I am not speaking of a condition of actual restriction or contraction of credit, which might arise when the total supply of money and credit had clearly become excessive and must actually be reduced. What I am speaking of, the condition of so-called credit stringency, would arise not because the supply of credit had been excessive and had to be reduced, but simply because demand was expanding too rapidly, more rapidly than the supply of savings available to provide the real basis for growing investment. If more people wanted to do more things by way of investment in new plant and expansion of existing facilities than was in total physically possible or was financeable out of new domestic saving plus borrowing from abroad, it would serve no useful purpose, but on the contrary do much harm, to have the total supply of credit expand so fast as to equal the excessive demand.
It is possible, therefore, that even when the total supply of money and credit goes on increasing - as is happening today, as bank loans are doing month after month - nevertheless the demand for credit, for access to funds giving the right to use the savings of others, may at times increase even faster, and part of that demand may have to go unsatisfied. The fact that there might be some unsatisfied demand in such circumstances should not be allowed to obscure the more important fact that the total amount of investment was continuing to grow at the highest feasible rate, that savings were continually growing, and that larger totals of money and credit were in fact available than ever before.

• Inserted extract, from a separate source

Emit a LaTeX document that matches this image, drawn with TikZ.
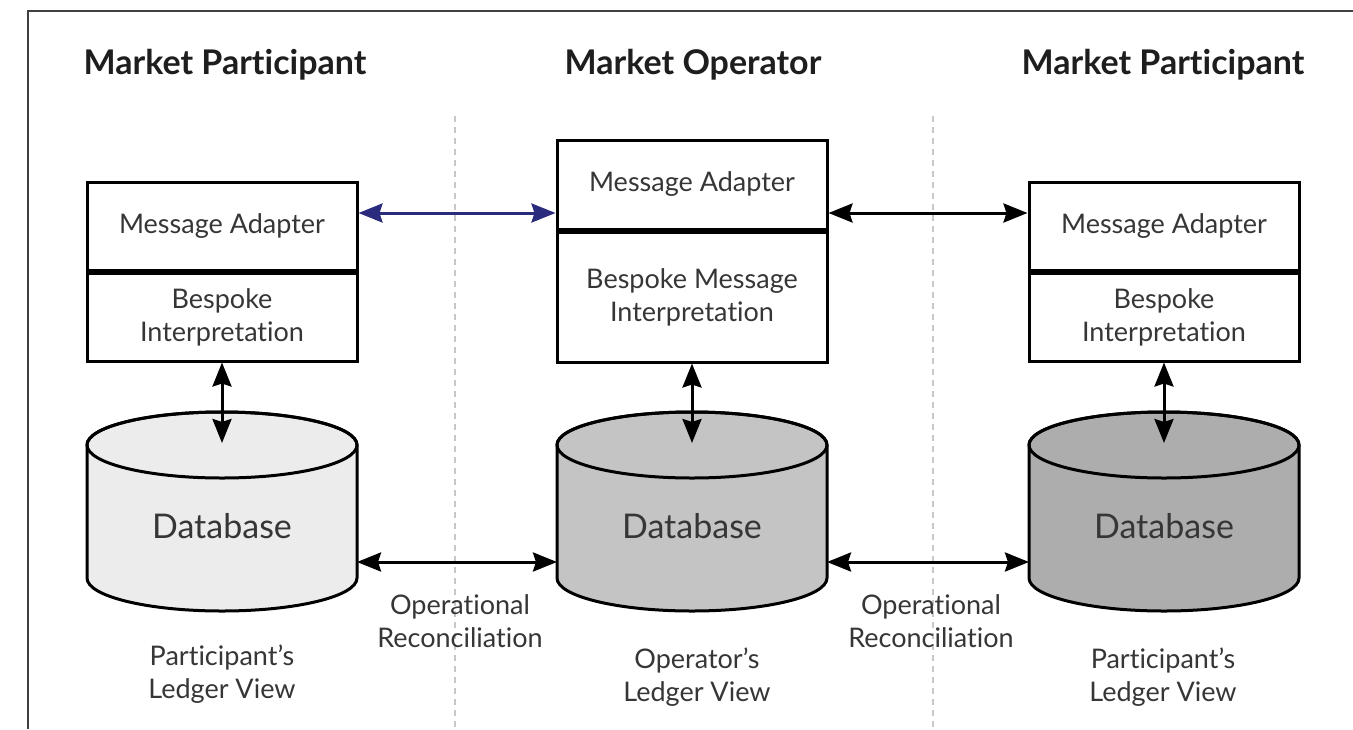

From all indications, the supply of funds in the capital market in 1956 will be at a higher level than in any previous year. The demand for such funds may be even greater, to judge from the figures of 1956 capital investment intentions which were published last week, but demand for capital, and credit, can change relatively quickly. What kind of economic conditions we shall actually face in the future I do not pretend to know. The margin between under-employment on the one hand and inflation on the other is a relatively narrow one. Economic equilibrium at the desired level is almost bound to be upset from time to time, from one side or the other, by a variety of changing factors, mainly psychological: a swing in public attitudes to consumption versus saving, or a change in the outlook for new business investment or in the demand for new houses; even changes in timing, such as are involved in decisions whether to build up or reduce inventories. And in Canada we are always subject to major dislocations as a result of external events entirely beyond our control, such as a slump in the demand for and physical volume of our exports, or increases or decreases in world prices affecting either our exports or our imports, on both of which the Canadian economy is heavily dependent.
In our circumstances, readiness to adapt policy to changes as they occur, flexibility in action rather than adherence to preconceived plans, will be as important in the field of money and credit, as in all activities affecting the financing of economic growth in Canada.